◆ **Problem**
Word for word, print each line of the listing below; pictures stay out.

= = =

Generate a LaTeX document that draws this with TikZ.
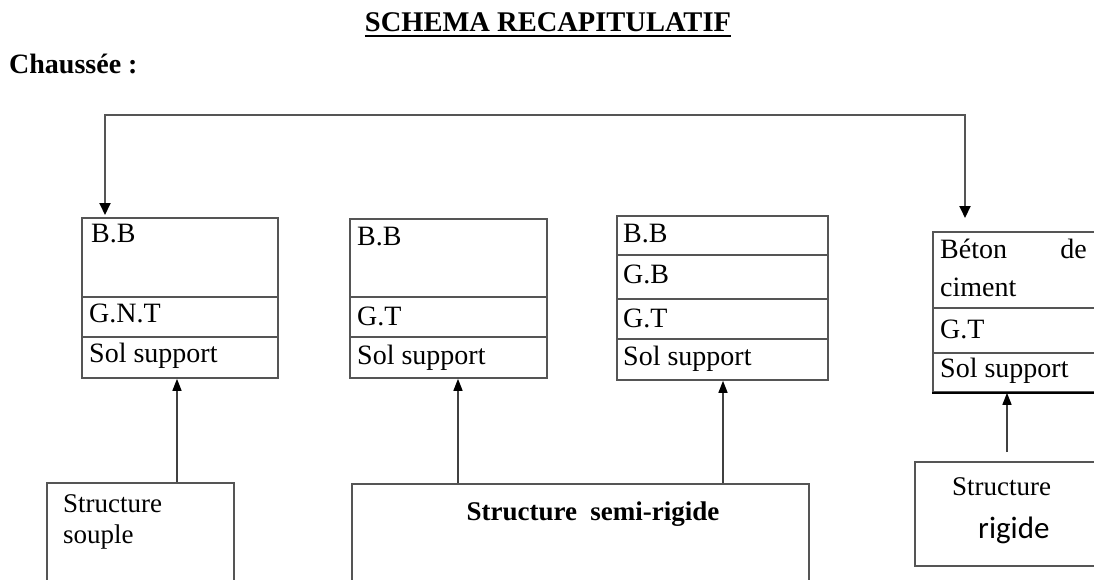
\documentclass[tikz,border=0pt]{standalone}
\usepackage{fontspec}
\setmainfont{Liberation Serif}
\newfontfamily\calib{Carlito}
\usetikzlibrary{arrows.meta,calc}
\definecolor{linegray}{HTML}{555555}
\begin{document}
\begin{tikzpicture}[x=1pt,y=-1pt,
  box/.style={draw=linegray, line width=1.8pt, inner sep=0pt, anchor=north west},
  sep/.style={draw=linegray, line width=1.8pt},
  lbl/.style={anchor=base west, inner sep=0pt, font=\fontsize{28}{30}\selectfont},
  tip/.tip={Triangle[width=11pt,length=12pt,fill=black,color=black]},
  arr/.style={draw=black!75, line width=1.4pt, -{Triangle[width=9pt,length=12pt,fill=black,color=black]}},
]
\useasboundingbox (0,0) rectangle (1094,580);
\clip (0,0) rectangle (1094,580);

% title
\node[anchor=base, inner sep=0pt, font=\fontsize{28.5}{32}\selectfont\bfseries] (title) at (548,32) {SCHEMA RECAPITULATIF};
\draw[line width=2.6pt] ($(title.base west)+(0,4)$) -- ($(title.base east)+(0,4)$);
\node[anchor=base west, inner sep=0pt, font=\fontsize{28}{30}\selectfont\bfseries] (ch) at (9,74) {Chaussée :};

% upper boxes
\node[box, minimum width=196pt, minimum height=160pt] (b1) at (81,217) {};
\draw[sep] (b1.west |- 0,297) -- (b1.east |- 0,297);
\draw[sep] (b1.west |- 0,337) -- (b1.east |- 0,337);
\node[lbl] (b1a) at (91,242) {B.B};
\node[lbl] (b1b) at (89,322) {G.N.T};
\node[lbl] (b1c) at (89,362) {Sol support};

\node[box, minimum width=197pt, minimum height=159pt] (b2) at (349,218) {};
\draw[sep] (b2.west |- 0,297) -- (b2.east |- 0,297);
\draw[sep] (b2.west |- 0,337) -- (b2.east |- 0,337);
\node[lbl] (b2a) at (357,245) {B.B};
\node[lbl] (b2b) at (357,325) {G.T};
\node[lbl] (b2c) at (357,364) {Sol support};

\node[box, minimum width=211pt, minimum height=164pt] (b3) at (616,215) {};
\draw[sep] (b3.west |- 0,255) -- (b3.east |- 0,255);
\draw[sep] (b3.west |- 0,299) -- (b3.east |- 0,299);
\draw[sep] (b3.west |- 0,339) -- (b3.east |- 0,339);
\node[lbl] (b3a) at (623,242) {B.B};
\node[lbl] (b3b) at (623,283) {G.B};
\node[lbl] (b3c) at (623,327) {G.T};
\node[lbl] (b3d) at (623,365) {Sol support};

\node[box, minimum width=180pt, minimum height=160pt] (b4) at (932,231) {};
\draw[sep] (b4.west |- 0,308) -- (b4.east |- 0,308);
\draw[sep] (b4.west |- 0,353) -- (b4.east |- 0,353);
\draw[line width=2.4pt] (b4.south west) -- (b4.south east);
\node[lbl] (b4a) at (940,258) {Béton};
\node[lbl, anchor=base east] (b4b) at (1087,258) {de};
\node[lbl] (b4c) at (940,296) {ciment};
\node[lbl] (b4d) at (940,338) {G.T};
\node[lbl] (b4e) at (940,377) {Sol support};

% lower boxes
\node[box, minimum width=187pt, minimum height=120pt] (s1) at (46,482) {};
\node[lbl, font=\fontsize{27}{30}\selectfont] (s1a) at (63,512) {Structure};
\node[lbl, font=\fontsize{27}{30}\selectfont] (s1b) at (63,543) {souple};

\node[box, minimum width=457pt, minimum height=120pt] (s2) at (351,483) {};
\node[anchor=base, inner sep=0pt, font=\fontsize{27}{30}\selectfont\bfseries] (s2a) at (593,520) {Structure\ \ semi-rigide};

\node[box, minimum width=200pt, minimum height=104pt] (s3) at (914,461) {};
\node[lbl, font=\fontsize{27}{30}\selectfont] (s3a) at (952,495) {Structure};
\node[lbl, font=\fontsize{31}{30}\selectfont\calib] (s3b) at (978,538) {rigide};

% top connector
\coordinate (tl) at (105,115);
\coordinate (tr) at (965,115);
\draw[line width=2pt, draw=linegray, tip-tip, shorten <=2pt, shorten >=13pt]
  (tl |- b1.north) -- (tl) -- (tr) -- (tr |- b4.north);

% lower connectors
\coordinate (x1) at (177,430);
\coordinate (x2) at (458,430);
\coordinate (x3) at (723,430);
\coordinate (x4) at (1007,430);
\draw[arr] (s1.north -| x1) -- (b1.south -| x1);
\draw[arr] (s2.north -| x2) -- (b2.south -| x2);
\draw[arr] (s2.north -| x3) -- (b3.south -| x3);
\draw[arr, shorten <=9pt] (s3.north -| x4) -- (b4.south -| x4);
\end{tikzpicture}
\end{document}
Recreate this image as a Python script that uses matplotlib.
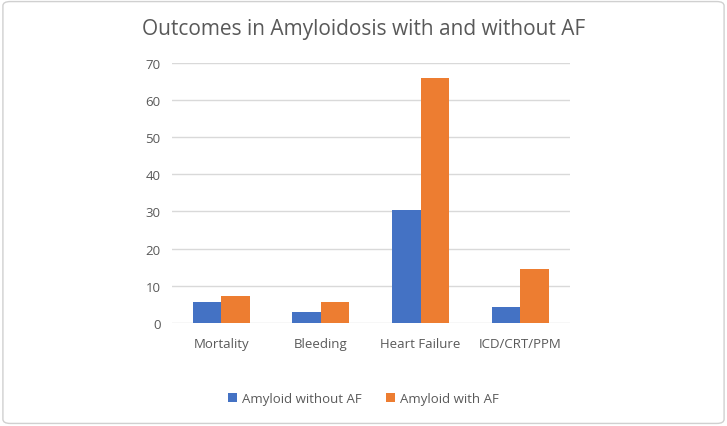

= = =

◆ **Response to the exercise**
Generate a LaTeX document that draws this with TikZ.
\documentclass[tikz,border=0pt]{standalone}
\usepackage{fontspec}
\setmainfont{Liberation Serif}
\newfontfamily\calib{Carlito}
\usetikzlibrary{arrows.meta,calc}
\definecolor{linegray}{HTML}{555555}
\begin{document}
\begin{tikzpicture}[x=1pt,y=-1pt,
  box/.style={draw=linegray, line width=1.8pt, inner sep=0pt, anchor=north west},
  sep/.style={draw=linegray, line width=1.8pt},
  lbl/.style={anchor=base west, inner sep=0pt, font=\fontsize{28}{30}\selectfont},
  tip/.tip={Triangle[width=11pt,length=12pt,fill=black,color=black]},
  arr/.style={draw=black!75, line width=1.4pt, -{Triangle[width=9pt,length=12pt,fill=black,color=black]}},
]
\useasboundingbox (0,0) rectangle (1094,580);
\clip (0,0) rectangle (1094,580);

% title
\node[anchor=base, inner sep=0pt, font=\fontsize{28.5}{32}\selectfont\bfseries] (title) at (548,32) {SCHEMA RECAPITULATIF};
\draw[line width=2.6pt] ($(title.base west)+(0,4)$) -- ($(title.base east)+(0,4)$);
\node[anchor=base west, inner sep=0pt, font=\fontsize{28}{30}\selectfont\bfseries] (ch) at (9,74) {Chaussée :};

% upper boxes
\node[box, minimum width=196pt, minimum height=160pt] (b1) at (81,217) {};
\draw[sep] (b1.west |- 0,297) -- (b1.east |- 0,297);
\draw[sep] (b1.west |- 0,337) -- (b1.east |- 0,337);
\node[lbl] (b1a) at (91,242) {B.B};
\node[lbl] (b1b) at (89,322) {G.N.T};
\node[lbl] (b1c) at (89,362) {Sol support};

\node[box, minimum width=197pt, minimum height=159pt] (b2) at (349,218) {};
\draw[sep] (b2.west |- 0,297) -- (b2.east |- 0,297);
\draw[sep] (b2.west |- 0,337) -- (b2.east |- 0,337);
\node[lbl] (b2a) at (357,245) {B.B};
\node[lbl] (b2b) at (357,325) {G.T};
\node[lbl] (b2c) at (357,364) {Sol support};

\node[box, minimum width=211pt, minimum height=164pt] (b3) at (616,215) {};
\draw[sep] (b3.west |- 0,255) -- (b3.east |- 0,255);
\draw[sep] (b3.west |- 0,299) -- (b3.east |- 0,299);
\draw[sep] (b3.west |- 0,339) -- (b3.east |- 0,339);
\node[lbl] (b3a) at (623,242) {B.B};
\node[lbl] (b3b) at (623,283) {G.B};
\node[lbl] (b3c) at (623,327) {G.T};
\node[lbl] (b3d) at (623,365) {Sol support};

\node[box, minimum width=180pt, minimum height=160pt] (b4) at (932,231) {};
\draw[sep] (b4.west |- 0,308) -- (b4.east |- 0,308);
\draw[sep] (b4.west |- 0,353) -- (b4.east |- 0,353);
\draw[line width=2.4pt] (b4.south west) -- (b4.south east);
\node[lbl] (b4a) at (940,258) {Béton};
\node[lbl, anchor=base east] (b4b) at (1087,258) {de};
\node[lbl] (b4c) at (940,296) {ciment};
\node[lbl] (b4d) at (940,338) {G.T};
\node[lbl] (b4e) at (940,377) {Sol support};

% lower boxes
\node[box, minimum width=187pt, minimum height=120pt] (s1) at (46,482) {};
\node[lbl, font=\fontsize{27}{30}\selectfont] (s1a) at (63,512) {Structure};
\node[lbl, font=\fontsize{27}{30}\selectfont] (s1b) at (63,543) {souple};

\node[box, minimum width=457pt, minimum height=120pt] (s2) at (351,483) {};
\node[anchor=base, inner sep=0pt, font=\fontsize{27}{30}\selectfont\bfseries] (s2a) at (593,520) {Structure\ \ semi-rigide};

\node[box, minimum width=200pt, minimum height=104pt] (s3) at (914,461) {};
\node[lbl, font=\fontsize{27}{30}\selectfont] (s3a) at (952,495) {Structure};
\node[lbl, font=\fontsize{31}{30}\selectfont\calib] (s3b) at (978,538) {rigide};

% top connector
\coordinate (tl) at (105,115);
\coordinate (tr) at (965,115);
\draw[line width=2pt, draw=linegray, tip-tip, shorten <=2pt, shorten >=13pt]
  (tl |- b1.north) -- (tl) -- (tr) -- (tr |- b4.north);

% lower connectors
\coordinate (x1) at (177,430);
\coordinate (x2) at (458,430);
\coordinate (x3) at (723,430);
\coordinate (x4) at (1007,430);
\draw[arr] (s1.north -| x1) -- (b1.south -| x1);
\draw[arr] (s2.north -| x2) -- (b2.south -| x2);
\draw[arr] (s2.north -| x3) -- (b3.south -| x3);
\draw[arr, shorten <=9pt] (s3.north -| x4) -- (b4.south -| x4);
\end{tikzpicture}
\end{document}
Recreate this image as a Python script that uses matplotlib.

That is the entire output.